La Iglesia debiera vivir en la gracia y no en la ley. Jesús no
vino a presentarnos un juez sino a un Padre. Por eso cuando enseñó a orar a sus
discípulos les dijo que le llamaran “Padre nuestro que estás en los cielos”. Todas
sus enseñanzas mostraron a Dios como un padre amoroso, que perdona los errores
del hijo, que da una segunda oportunidad, que lo deja en libertad de escoger,
que no lo condena sino que lo salva de la condenación.
Donde mejor se vive la gracia es en el hogar. Una mamá enseña
con ternura a sus hijos ciertas tareas del hogar; al ayudar a un necesitado es
un ejemplo para sus niños que le están viendo; se duele cuando el pequeño se
cae y lo asiste con cuidados y medicinas; se preocupa si uno de sus hijos
permanece silencioso y triste, lo aborda con amor, como lo hace Dios con
nosotros.
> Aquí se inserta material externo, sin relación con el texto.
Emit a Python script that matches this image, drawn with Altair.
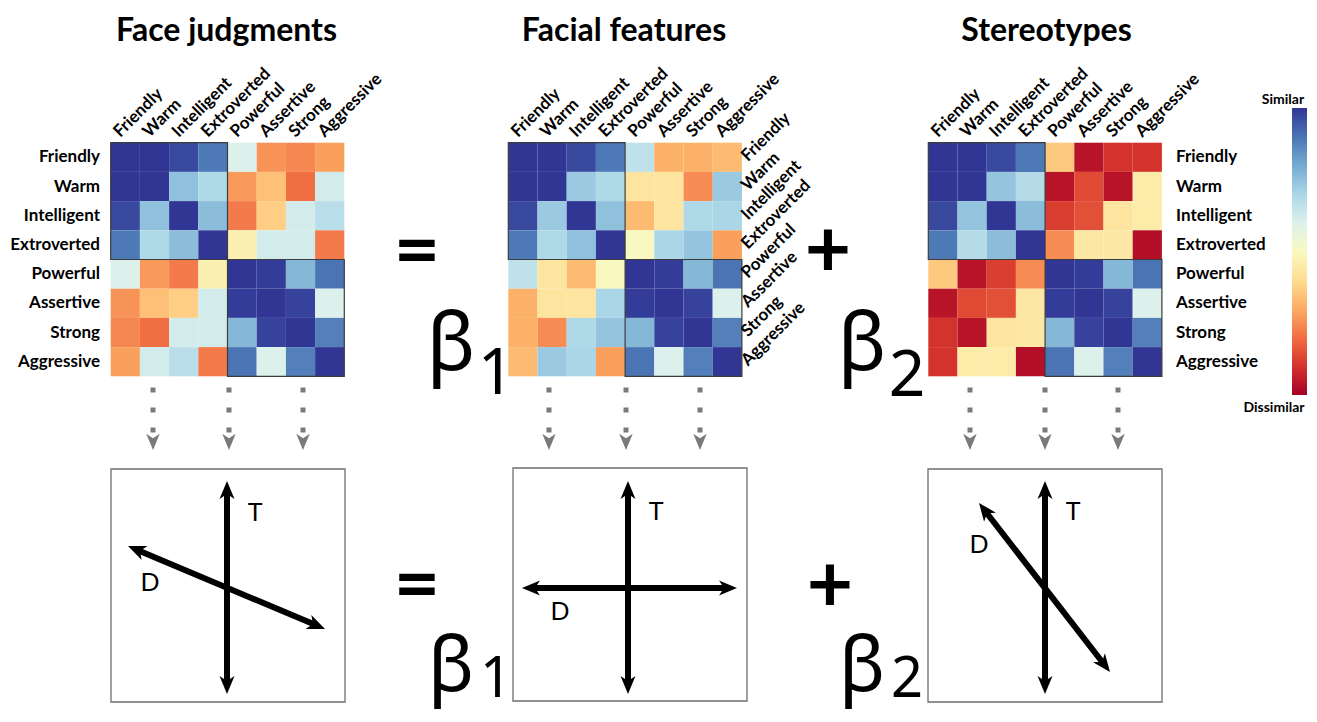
import math
import altair as alt
import pandas as pd

# ---------------- data ----------------
traits = ["Friendly", "Warm", "Intelligent", "Extroverted",
          "Powerful", "Assertive", "Strong", "Aggressive"]

face_judgments = [
    [1.00, 1.00, 0.97, 0.89, 0.60, 0.26, 0.24, 0.28],
    [1.00, 1.00, 0.75, 0.69, 0.27, 0.34, 0.20, 0.62],
    [0.97, 0.75, 1.00, 0.76, 0.22, 0.37, 0.62, 0.67],
    [0.89, 0.69, 0.76, 1.00, 0.47, 0.62, 0.62, 0.22],
    [0.60, 0.27, 0.22, 0.47, 1.00, 0.99, 0.77, 0.90],
    [0.26, 0.34, 0.37, 0.62, 0.99, 1.00, 0.98, 0.60],
    [0.24, 0.20, 0.62, 0.62, 0.77, 0.98, 1.00, 0.88],
    [0.28, 0.62, 0.67, 0.22, 0.90, 0.60, 0.88, 1.00],
]
facial_features = [
    [1.00, 1.00, 0.97, 0.89, 0.66, 0.31, 0.31, 0.33],
    [1.00, 1.00, 0.73, 0.69, 0.43, 0.43, 0.25, 0.73],
    [0.97, 0.73, 1.00, 0.75, 0.33, 0.43, 0.69, 0.70],
    [0.89, 0.69, 0.75, 1.00, 0.50, 0.70, 0.74, 0.28],
    [0.66, 0.43, 0.33, 0.50, 1.00, 0.99, 0.77, 0.90],
    [0.31, 0.43, 0.43, 0.70, 0.99, 1.00, 0.98, 0.60],
    [0.31, 0.25, 0.69, 0.74, 0.77, 0.98, 1.00, 0.88],
    [0.33, 0.73, 0.70, 0.28, 0.90, 0.60, 0.88, 1.00],
]
stereotypes = [
    [1.00, 1.00, 0.97, 0.89, 0.36, 0.04, 0.10, 0.10],
    [1.00, 1.00, 0.74, 0.68, 0.04, 0.14, 0.04, 0.45],
    [0.97, 0.74, 1.00, 0.76, 0.12, 0.15, 0.43, 0.45],
    [0.89, 0.68, 0.76, 1.00, 0.25, 0.44, 0.44, 0.03],
    [0.36, 0.04, 0.12, 0.25, 1.00, 0.99, 0.77, 0.90],
    [0.04, 0.14, 0.15, 0.44, 0.99, 1.00, 0.98, 0.60],
    [0.10, 0.04, 0.43, 0.44, 0.77, 0.98, 1.00, 0.88],
    [0.10, 0.45, 0.45, 0.03, 0.90, 0.60, 0.88, 1.00],
]

panel_titles = ["Face judgments", "Facial features", "Stereotypes"]
colorbar_labels = ["Similar", "Dissimilar"]
axis_labels = ["T", "D"]
betas = ["β", "β"]
beta_subs = ["1", "2"]

# ---------------- layout (page pixels) ----------------
HM_LEFT = [110.7, 508.3, 928.3]
HM_TOP = 142.7
CELL = 29.2
TITLE_X = [226.5, 624.0, 1046.5]
TITLE_Y = 41
DOT_X = [153, 229, 303, 549, 626, 700, 970, 1045, 1118]
BOX_X = [111, 513, 928]
BOX_Y = [469, 468, 469]
BOX_W = 234
BOX_H = 233
# double-headed arrows inside the boxes (T axis and D axis)
ARR_X1 = [227, 128, 628, 522, 1045, 979]
ARR_Y1 = [481, 546, 481, 588, 481, 503]
ARR_X2 = [227, 325, 628, 737, 1045, 1110]
ARR_Y2 = [694, 629, 694, 588, 694, 672]
T_POS = [(255, 513), (656, 512), (1073, 512)]
D_POS = [(150, 583), (560, 612), (979, 545)]
OP_POS = [(417, 253, "="), (828, 253, "+"), (417, 587, "="), (830, 588, "+")]
BETA_POS = [(451, 370, 0, 80, 394, 64), (862, 370, 1, 80, 396, 64),
            (451, 691, 0, 76, 697, 56), (862, 691, 1, 76, 697, 56)]

W, H = 1301, 706
XS = alt.Scale(domain=[8, 8 + W], nice=False, zero=False)
YS = alt.Scale(domain=[8, 8 + H], reverse=True, nice=False, zero=False)


def X(f):
    return alt.X(f, type="quantitative", scale=XS, axis=None)


def Y(f):
    return alt.Y(f, type="quantitative", scale=YS, axis=None)


FONT = "Lato"
LAB = 17

# ---------------- heatmap cells ----------------
rows = []
for p, mat in enumerate([face_judgments, facial_features, stereotypes]):
    for i in range(8):
        for j in range(8):
            rows.append(dict(panel=panel_titles[p], row=traits[i], col=traits[j],
                             v=mat[i][j],
                             x=HM_LEFT[p] + j * CELL, x2=HM_LEFT[p] + (j + 1) * CELL,
                             y=HM_TOP + i * CELL, y2=HM_TOP + (i + 1) * CELL))
cells = pd.DataFrame(rows)

heat = alt.Chart(cells).mark_rect(strokeWidth=0).encode(
    x=X("x"), x2="x2", y=Y("y"), y2="y2",
    color=alt.Color("v:Q",
                    scale=alt.Scale(scheme="redyellowblue", domain=[0, 1]),
                    legend=alt.Legend(orient="none", legendX=1284, legendY=100,
                                      direction="vertical", gradientLength=287,
                                      gradientThickness=15, gradientStrokeWidth=0,
                                      labelOpacity=0, labelExpr="''",
                                      title=None, padding=0)),
)

blocks = []
for p in range(3):
    for b in range(2):
        blocks.append(dict(x=HM_LEFT[p] + b * 4 * CELL, x2=HM_LEFT[p] + (b + 1) * 4 * CELL,
                           y=HM_TOP + b * 4 * CELL, y2=HM_TOP + (b + 1) * 4 * CELL))
block_layer = alt.Chart(pd.DataFrame(blocks)).mark_rect(
    fillOpacity=0, stroke="#3c3c3c", strokeWidth=1.2).encode(
    x=X("x"), x2="x2", y=Y("y"), y2="y2")

# ---------------- labels ----------------
col_lab = pd.DataFrame([dict(x=HM_LEFT[p] + (j + 0.5) * CELL - 5, y=138, t=traits[j])
                        for p in range(3) for j in range(8)])
col_layer = alt.Chart(col_lab).mark_text(
    angle=315, align="left", baseline="alphabetic", font=FONT, fontWeight="bold",
    fontSize=LAB, color="black").encode(x=X("x"), y=Y("y"), text="t:N")

row1 = pd.DataFrame([dict(x=100, y=HM_TOP + (i + 0.5) * CELL, t=traits[i]) for i in range(8)])
row1_layer = alt.Chart(row1).mark_text(
    align="right", baseline="middle", font=FONT, fontWeight="bold", fontSize=LAB,
    color="black").encode(x=X("x"), y=Y("y"), text="t:N")

row3 = pd.DataFrame([dict(x=1176, y=HM_TOP + (i + 0.5) * CELL, t=traits[i]) for i in range(8)])
row3_layer = alt.Chart(row3).mark_text(
    align="left", baseline="middle", font=FONT, fontWeight="bold", fontSize=LAB,
    color="black").encode(x=X("x"), y=Y("y"), text="t:N")

row2 = pd.DataFrame([dict(x=748, y=HM_TOP + (i + 0.5) * CELL + 5, t=traits[i]) for i in range(8)])
row2_layer = alt.Chart(row2).mark_text(
    angle=315, align="left", baseline="alphabetic", font=FONT, fontWeight="bold",
    fontSize=LAB, color="black").encode(x=X("x"), y=Y("y"), text="t:N")

titles = pd.DataFrame([dict(x=TITLE_X[p], y=TITLE_Y, t=panel_titles[p]) for p in range(3)])
title_layer = alt.Chart(titles).mark_text(
    align="center", baseline="alphabetic", font=FONT, fontWeight="bold", fontSize=32,
    color="black").encode(x=X("x"), y=Y("y"), text="t:N")

cb = pd.DataFrame([dict(x=1283, y=100, t=colorbar_labels[0]),
                   dict(x=1274, y=408, t=colorbar_labels[1])])
cb_layer = alt.Chart(cb).mark_text(
    align="center", baseline="middle", font=FONT, fontWeight="bold", fontSize=14,
    color="black").encode(x=X("x"), y=Y("y"), text="t:N")

# ---------------- dotted grey arrows ----------------
dots = pd.DataFrame([dict(x=x, y=387.5, y2=432.5) for x in DOT_X])
dot_layer = alt.Chart(dots).mark_rule(
    color="#7a7a7a", strokeWidth=5, strokeDash=[5, 15], strokeCap="butt").encode(
    x=X("x"), y=Y("y"), y2="y2")

HEAD = "M0,0 L0.75,1.8 L0,1.3 L-0.75,1.8 Z"
dot_heads = pd.DataFrame([dict(x=x, y=450, a=180) for x in DOT_X])
dot_head_layer = alt.Chart(dot_heads).mark_point(
    shape=HEAD, filled=True, color="#7a7a7a", opacity=1, size=324).encode(
    x=X("x"), y=Y("y"), angle=alt.Angle("a:Q", scale=None))

# ---------------- boxes and black arrows ----------------
boxes = pd.DataFrame([dict(x=BOX_X[k], x2=BOX_X[k] + BOX_W, y=BOX_Y[k], y2=BOX_Y[k] + BOX_H)
                      for k in range(3)])
box_layer = alt.Chart(boxes).mark_rect(
    fillOpacity=0, stroke="#6e6e6e", strokeWidth=1.3).encode(
    x=X("x"), x2="x2", y=Y("y"), y2="y2")

shafts, heads = [], []
for x1, y1, x2, y2 in zip(ARR_X1, ARR_Y1, ARR_X2, ARR_Y2):
    dx, dy = x2 - x1, y2 - y1
    L = math.hypot(dx, dy)
    ux, uy = dx / L, dy / L
    cut = 12
    shafts.append(dict(x=x1 + ux * cut, y=y1 + uy * cut, x2=x2 - ux * cut, y2=y2 - uy * cut))
    ang = math.degrees(math.atan2(dy, dx))
    heads.append(dict(x=x2, y=y2, a=(ang + 90) % 360))
    heads.append(dict(x=x1, y=y1, a=(ang + 270) % 360))
shaft_layer = alt.Chart(pd.DataFrame(shafts)).mark_rule(
    color="black", strokeWidth=6, strokeCap="butt").encode(
    x=X("x"), y=Y("y"), x2="x2", y2="y2")
head_layer = alt.Chart(pd.DataFrame(heads)).mark_point(
    shape=HEAD, filled=True, color="black", opacity=1, size=400).encode(
    x=X("x"), y=Y("y"), angle=alt.Angle("a:Q", scale=None))

td = pd.DataFrame([dict(x=p[0], y=p[1], t=axis_labels[0]) for p in T_POS] +
                  [dict(x=p[0], y=p[1], t=axis_labels[1]) for p in D_POS])
td_layer = alt.Chart(td).mark_text(
    align="center", baseline="middle", font=FONT, fontSize=25, color="black").encode(
    x=X("x"), y=Y("y"), text="t:N")

# ---------------- operators and betas ----------------
ops = pd.DataFrame([dict(x=o[0], y=o[1], t=o[2]) for o in OP_POS])
op_layer = alt.Chart(ops).mark_text(
    align="center", baseline="middle", font=FONT, fontWeight="bold", fontSize=80,
    color="black").encode(x=X("x"), y=Y("y"), text="t:N")

beta_df = pd.DataFrame([dict(x=b[0], y=b[1], t=betas[b[2]], fs=b[3]) for b in BETA_POS])
beta_layer = alt.Chart(beta_df).mark_text(
    align="center", baseline="alphabetic", font="Noto Sans",
    color="black").encode(x=X("x"), y=Y("y"), text="t:N",
                          size=alt.Size("fs:Q", scale=None))

sub_df = pd.DataFrame([dict(x=b[0] + 45, y=b[4], t=beta_subs[b[2]], fs=b[5]) for b in BETA_POS])
sub_layer = alt.Chart(sub_df).mark_text(
    align="center", baseline="alphabetic", font="Noto Sans",
    color="black").encode(x=X("x"), y=Y("y"), text="t:N",
                          size=alt.Size("fs:Q", scale=None))

chart = alt.layer(
    heat, block_layer, col_layer, row1_layer, row2_layer, row3_layer, title_layer,
    cb_layer, dot_layer, dot_head_layer, box_layer, shaft_layer, head_layer, td_layer,
    op_layer, beta_layer, sub_layer,
).properties(
    width=W, height=H, padding=0, autosize=alt.AutoSizeParams(type="none"),
).configure_view(stroke="transparent")

chart.save("out.html", embed_options={"renderer": "svg", "actions": False})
El papá acompaña a su mujer durante el parto, para sufrir junto a
ella el dolor de dar a luz y gozar con ella el ingreso de una nueva vida a la
familia; ayuda en las tareas del hogar, aunque esté cansado, siendo modelo para
sus hijos varones; aconseja, lee un cuento a sus pequeños antes de ir a dormir
y dice la última oración con ellos. Dios nos ama del mismo modo.
Cuando un hijo se porta mal, los padres le reprenden con
amor, procuran hacerlo entrar en razón, le aconsejan y perdonan. Siempre habrá
nuevas oportunidades para aprender y crecer. Jamás lo expulsarán de la familia,
pues es parte de ella.
Casi no necesitamos más explicaciones sobre el amor y la
gracia de Dios. Basta con mirar una familia en que todos se aman y respetan. Así
mismo se debe conducir la Iglesia de Dios.